The Kingdom of God is here. The Kingdom of God will come. Until then, we will point and build.

Sunday, January 3, 2010


This morning as we began worship, Bethany challenged us to allow God the opportunity to speak to us each day. She reminded us that we live in a time and place in which we enjoy unparalleled access to God's Word, yet many of us neglect this access while believers in other parts of the world starve for it. She is right. We are so busy answering the question "What are you doing?" that we forget to ask "What is God doing?" The former question may be easier to answer, but let's be honest, it's far less interesting.

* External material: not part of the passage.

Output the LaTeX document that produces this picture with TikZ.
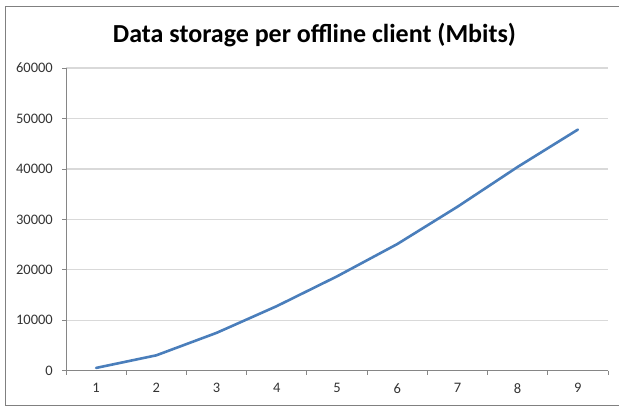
\documentclass[tikz,border=0pt]{standalone}
\usepackage{fontspec}
\setmainfont{Carlito}
\usepackage{xcolor}
\definecolor{ColLine}{RGB}{74,126,187}
\definecolor{ColGrid}{RGB}{217,217,217}
\definecolor{ColAxis}{RGB}{134,134,134}
\definecolor{ColFrame}{RGB}{128,128,128}
\tikzstyle{FrameLine}=[draw=ColFrame,line width=1pt]
\tikzstyle{GridLine}=[ColGrid,line width=1.3pt]
\tikzstyle{AxisLine}=[ColAxis,line width=0.8pt]
\tikzstyle{TickLabel}=[font=\fontsize{14.5}{14.5}\selectfont,text=black!80,inner sep=0pt]
\tikzstyle{DataLine}=[ColLine,line width=2.6pt,line join=round,line cap=round]
\tikzstyle{TitleNode}=[font=\fontsize{26}{27}\selectfont\bfseries,inner sep=0pt]
\begin{document}
\begin{tikzpicture}[x=1pt,y=1pt]
    \useasboundingbox(0,0)rectangle(619,407);
    \draw[FrameLine](625,400)--(5.5,400)--(5.5,1.5)--(625,1.5);
    \node[TitleNode,anchor=base](title)at(314.5,364.5){Data storage per offline client (Mbits)};
    \begin{scope}[shift={(66,36.3)},x=60.22pt,y=5.044pt]
        % gridlines and value axis
        \foreach \v in {10,20,...,60}
            \draw[GridLine](0,\v)--(9,\v);
        \foreach \v/\lab in {0/0,10/10000,20/20000,30/30000,40/40000,50/50000,60/60000}{
            \draw[AxisLine](0,\v)--++(-4pt,0);
            \node[TickLabel,anchor=east,xshift=-13pt](ylab\v)at(0,\v){\lab};
        }
        \draw[AxisLine](0,60)--(0,0)--(9,0);
        % category axis
        \foreach \k in {0,...,9}
            \draw[AxisLine](\k,0)--++(0,-4pt);
        \foreach \k in {1,...,9}
            \node[TickLabel,yshift=-17.5pt](xlab\k)at(\k-0.5,0){\k};
        % data
        \draw[DataLine]plot coordinates{(0.5,0.55)(1.5,3.05)(2.5,7.5)(3.5,12.8)(4.5,18.7)
            (5.5,25.1)(6.5,32.5)(7.5,40.4)(8.5,47.8)};
    \end{scope}
\end{tikzpicture}
\end{document}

But perhaps asking what God is doing is not the place to begin. The question I must first answer is this: How do I become a better listener?


Friday, January 1, 2010

New Year

It's a brand new year. There is fertile soil ready to be turned. May the fool I was last year lose himself. May some measure of Christ-likeness be formed in me these next 365 days. God have mercy and grant us grace and peace for the year ahead. Amen.